Repeat what the lines below say, word for word, and skip every image.

[start]

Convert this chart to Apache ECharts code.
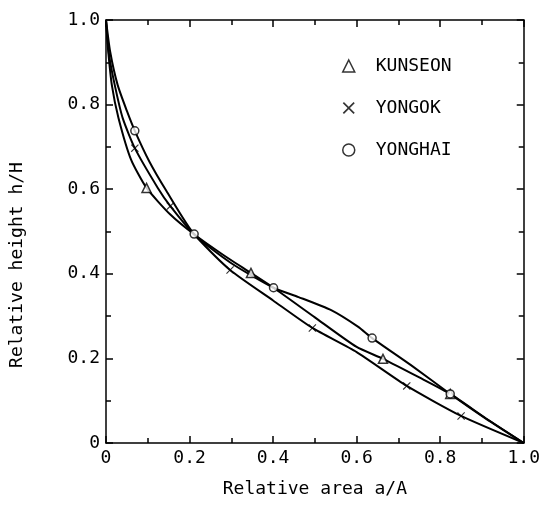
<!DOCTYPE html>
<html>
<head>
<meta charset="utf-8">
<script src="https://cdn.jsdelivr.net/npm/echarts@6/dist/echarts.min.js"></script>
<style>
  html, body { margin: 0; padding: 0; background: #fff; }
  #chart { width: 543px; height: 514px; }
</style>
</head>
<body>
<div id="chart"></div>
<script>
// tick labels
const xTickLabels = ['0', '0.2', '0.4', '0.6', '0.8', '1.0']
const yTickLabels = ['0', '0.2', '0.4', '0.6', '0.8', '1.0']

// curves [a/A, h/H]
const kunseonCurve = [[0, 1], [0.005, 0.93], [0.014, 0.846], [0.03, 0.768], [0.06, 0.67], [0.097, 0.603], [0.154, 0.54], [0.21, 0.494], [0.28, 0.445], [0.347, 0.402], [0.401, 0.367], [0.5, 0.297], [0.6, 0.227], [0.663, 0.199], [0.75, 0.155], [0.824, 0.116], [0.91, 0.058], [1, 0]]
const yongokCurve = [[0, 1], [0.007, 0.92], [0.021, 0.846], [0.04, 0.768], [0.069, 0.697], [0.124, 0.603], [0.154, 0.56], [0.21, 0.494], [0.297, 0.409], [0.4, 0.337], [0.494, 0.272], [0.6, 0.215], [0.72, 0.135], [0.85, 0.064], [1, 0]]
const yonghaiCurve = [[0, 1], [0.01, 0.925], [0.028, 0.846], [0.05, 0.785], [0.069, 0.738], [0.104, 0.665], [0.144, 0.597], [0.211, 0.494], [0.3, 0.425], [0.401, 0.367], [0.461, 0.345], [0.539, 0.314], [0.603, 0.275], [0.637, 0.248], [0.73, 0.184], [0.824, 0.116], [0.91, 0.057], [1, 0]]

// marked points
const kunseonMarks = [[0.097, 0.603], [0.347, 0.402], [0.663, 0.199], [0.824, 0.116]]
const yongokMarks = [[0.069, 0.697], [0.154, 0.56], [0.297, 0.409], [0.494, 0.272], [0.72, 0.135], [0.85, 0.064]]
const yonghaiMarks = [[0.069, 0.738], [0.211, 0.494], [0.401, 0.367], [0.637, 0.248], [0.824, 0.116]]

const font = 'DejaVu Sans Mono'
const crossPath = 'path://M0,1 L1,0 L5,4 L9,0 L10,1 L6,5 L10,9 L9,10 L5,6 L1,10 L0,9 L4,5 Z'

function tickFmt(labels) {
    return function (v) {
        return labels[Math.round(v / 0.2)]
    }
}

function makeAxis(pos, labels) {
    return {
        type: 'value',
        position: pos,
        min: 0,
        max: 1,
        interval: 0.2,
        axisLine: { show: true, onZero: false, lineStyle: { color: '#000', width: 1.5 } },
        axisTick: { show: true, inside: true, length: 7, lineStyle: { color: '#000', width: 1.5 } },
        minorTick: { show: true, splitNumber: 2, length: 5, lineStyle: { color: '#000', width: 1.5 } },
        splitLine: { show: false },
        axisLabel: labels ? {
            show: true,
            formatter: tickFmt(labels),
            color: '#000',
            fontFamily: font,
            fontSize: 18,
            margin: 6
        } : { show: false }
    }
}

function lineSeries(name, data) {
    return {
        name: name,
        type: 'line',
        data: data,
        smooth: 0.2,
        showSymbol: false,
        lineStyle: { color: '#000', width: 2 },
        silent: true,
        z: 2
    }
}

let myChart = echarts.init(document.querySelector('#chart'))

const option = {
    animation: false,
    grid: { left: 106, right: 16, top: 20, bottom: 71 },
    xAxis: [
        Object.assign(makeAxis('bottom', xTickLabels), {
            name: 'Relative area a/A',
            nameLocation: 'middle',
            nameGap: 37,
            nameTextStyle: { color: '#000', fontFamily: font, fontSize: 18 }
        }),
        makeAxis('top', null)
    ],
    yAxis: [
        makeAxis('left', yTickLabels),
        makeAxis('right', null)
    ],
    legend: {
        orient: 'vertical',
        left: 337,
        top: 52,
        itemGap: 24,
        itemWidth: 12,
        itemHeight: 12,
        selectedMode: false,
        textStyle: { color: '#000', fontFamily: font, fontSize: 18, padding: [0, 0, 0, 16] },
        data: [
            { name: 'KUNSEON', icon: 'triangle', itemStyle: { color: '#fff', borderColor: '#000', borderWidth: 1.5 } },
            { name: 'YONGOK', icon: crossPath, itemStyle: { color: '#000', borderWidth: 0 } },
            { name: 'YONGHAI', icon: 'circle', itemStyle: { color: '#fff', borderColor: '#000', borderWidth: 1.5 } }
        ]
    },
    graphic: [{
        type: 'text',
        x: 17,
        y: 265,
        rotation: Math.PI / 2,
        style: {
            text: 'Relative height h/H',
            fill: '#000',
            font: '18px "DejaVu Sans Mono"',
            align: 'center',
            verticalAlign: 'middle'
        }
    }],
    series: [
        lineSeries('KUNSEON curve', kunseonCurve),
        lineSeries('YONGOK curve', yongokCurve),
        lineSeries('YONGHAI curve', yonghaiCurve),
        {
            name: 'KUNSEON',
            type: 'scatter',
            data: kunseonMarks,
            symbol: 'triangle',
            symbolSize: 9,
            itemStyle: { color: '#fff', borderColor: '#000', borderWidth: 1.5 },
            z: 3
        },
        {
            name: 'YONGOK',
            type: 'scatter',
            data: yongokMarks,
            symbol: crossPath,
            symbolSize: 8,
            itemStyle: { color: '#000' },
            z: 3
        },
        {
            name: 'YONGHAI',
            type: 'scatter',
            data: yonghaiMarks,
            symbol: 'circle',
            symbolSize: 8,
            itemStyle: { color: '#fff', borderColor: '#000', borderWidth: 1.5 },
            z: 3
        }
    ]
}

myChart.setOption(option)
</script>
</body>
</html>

[end]

RESPONSE TO THIS EXERCISE>
Convert this chart to Apache ECharts code.
<!DOCTYPE html>
<html>
<head>
<meta charset="utf-8">
<script src="https://cdn.jsdelivr.net/npm/echarts@6/dist/echarts.min.js"></script>
<style>
  html, body { margin: 0; padding: 0; background: #fff; }
  #chart { width: 543px; height: 514px; }
</style>
</head>
<body>
<div id="chart"></div>
<script>
// tick labels
const xTickLabels = ['0', '0.2', '0.4', '0.6', '0.8', '1.0']
const yTickLabels = ['0', '0.2', '0.4', '0.6', '0.8', '1.0']

// curves [a/A, h/H]
const kunseonCurve = [[0, 1], [0.005, 0.93], [0.014, 0.846], [0.03, 0.768], [0.06, 0.67], [0.097, 0.603], [0.154, 0.54], [0.21, 0.494], [0.28, 0.445], [0.347, 0.402], [0.401, 0.367], [0.5, 0.297], [0.6, 0.227], [0.663, 0.199], [0.75, 0.155], [0.824, 0.116], [0.91, 0.058], [1, 0]]
const yongokCurve = [[0, 1], [0.007, 0.92], [0.021, 0.846], [0.04, 0.768], [0.069, 0.697], [0.124, 0.603], [0.154, 0.56], [0.21, 0.494], [0.297, 0.409], [0.4, 0.337], [0.494, 0.272], [0.6, 0.215], [0.72, 0.135], [0.85, 0.064], [1, 0]]
const yonghaiCurve = [[0, 1], [0.01, 0.925], [0.028, 0.846], [0.05, 0.785], [0.069, 0.738], [0.104, 0.665], [0.144, 0.597], [0.211, 0.494], [0.3, 0.425], [0.401, 0.367], [0.461, 0.345], [0.539, 0.314], [0.603, 0.275], [0.637, 0.248], [0.73, 0.184], [0.824, 0.116], [0.91, 0.057], [1, 0]]

// marked points
const kunseonMarks = [[0.097, 0.603], [0.347, 0.402], [0.663, 0.199], [0.824, 0.116]]
const yongokMarks = [[0.069, 0.697], [0.154, 0.56], [0.297, 0.409], [0.494, 0.272], [0.72, 0.135], [0.85, 0.064]]
const yonghaiMarks = [[0.069, 0.738], [0.211, 0.494], [0.401, 0.367], [0.637, 0.248], [0.824, 0.116]]

const font = 'DejaVu Sans Mono'
const crossPath = 'path://M0,1 L1,0 L5,4 L9,0 L10,1 L6,5 L10,9 L9,10 L5,6 L1,10 L0,9 L4,5 Z'

function tickFmt(labels) {
    return function (v) {
        return labels[Math.round(v / 0.2)]
    }
}

function makeAxis(pos, labels) {
    return {
        type: 'value',
        position: pos,
        min: 0,
        max: 1,
        interval: 0.2,
        axisLine: { show: true, onZero: false, lineStyle: { color: '#000', width: 1.5 } },
        axisTick: { show: true, inside: true, length: 7, lineStyle: { color: '#000', width: 1.5 } },
        minorTick: { show: true, splitNumber: 2, length: 5, lineStyle: { color: '#000', width: 1.5 } },
        splitLine: { show: false },
        axisLabel: labels ? {
            show: true,
            formatter: tickFmt(labels),
            color: '#000',
            fontFamily: font,
            fontSize: 18,
            margin: 6
        } : { show: false }
    }
}

function lineSeries(name, data) {
    return {
        name: name,
        type: 'line',
        data: data,
        smooth: 0.2,
        showSymbol: false,
        lineStyle: { color: '#000', width: 2 },
        silent: true,
        z: 2
    }
}

let myChart = echarts.init(document.querySelector('#chart'))

const option = {
    animation: false,
    grid: { left: 106, right: 16, top: 20, bottom: 71 },
    xAxis: [
        Object.assign(makeAxis('bottom', xTickLabels), {
            name: 'Relative area a/A',
            nameLocation: 'middle',
            nameGap: 37,
            nameTextStyle: { color: '#000', fontFamily: font, fontSize: 18 }
        }),
        makeAxis('top', null)
    ],
    yAxis: [
        makeAxis('left', yTickLabels),
        makeAxis('right', null)
    ],
    legend: {
        orient: 'vertical',
        left: 337,
        top: 52,
        itemGap: 24,
        itemWidth: 12,
        itemHeight: 12,
        selectedMode: false,
        textStyle: { color: '#000', fontFamily: font, fontSize: 18, padding: [0, 0, 0, 16] },
        data: [
            { name: 'KUNSEON', icon: 'triangle', itemStyle: { color: '#fff', borderColor: '#000', borderWidth: 1.5 } },
            { name: 'YONGOK', icon: crossPath, itemStyle: { color: '#000', borderWidth: 0 } },
            { name: 'YONGHAI', icon: 'circle', itemStyle: { color: '#fff', borderColor: '#000', borderWidth: 1.5 } }
        ]
    },
    graphic: [{
        type: 'text',
        x: 17,
        y: 265,
        rotation: Math.PI / 2,
        style: {
            text: 'Relative height h/H',
            fill: '#000',
            font: '18px "DejaVu Sans Mono"',
            align: 'center',
            verticalAlign: 'middle'
        }
    }],
    series: [
        lineSeries('KUNSEON curve', kunseonCurve),
        lineSeries('YONGOK curve', yongokCurve),
        lineSeries('YONGHAI curve', yonghaiCurve),
        {
            name: 'KUNSEON',
            type: 'scatter',
            data: kunseonMarks,
            symbol: 'triangle',
            symbolSize: 9,
            itemStyle: { color: '#fff', borderColor: '#000', borderWidth: 1.5 },
            z: 3
        },
        {
            name: 'YONGOK',
            type: 'scatter',
            data: yongokMarks,
            symbol: crossPath,
            symbolSize: 8,
            itemStyle: { color: '#000' },
            z: 3
        },
        {
            name: 'YONGHAI',
            type: 'scatter',
            data: yonghaiMarks,
            symbol: 'circle',
            symbolSize: 8,
            itemStyle: { color: '#fff', borderColor: '#000', borderWidth: 1.5 },
            z: 3
        }
    ]
}

myChart.setOption(option)
</script>
</body>
</html>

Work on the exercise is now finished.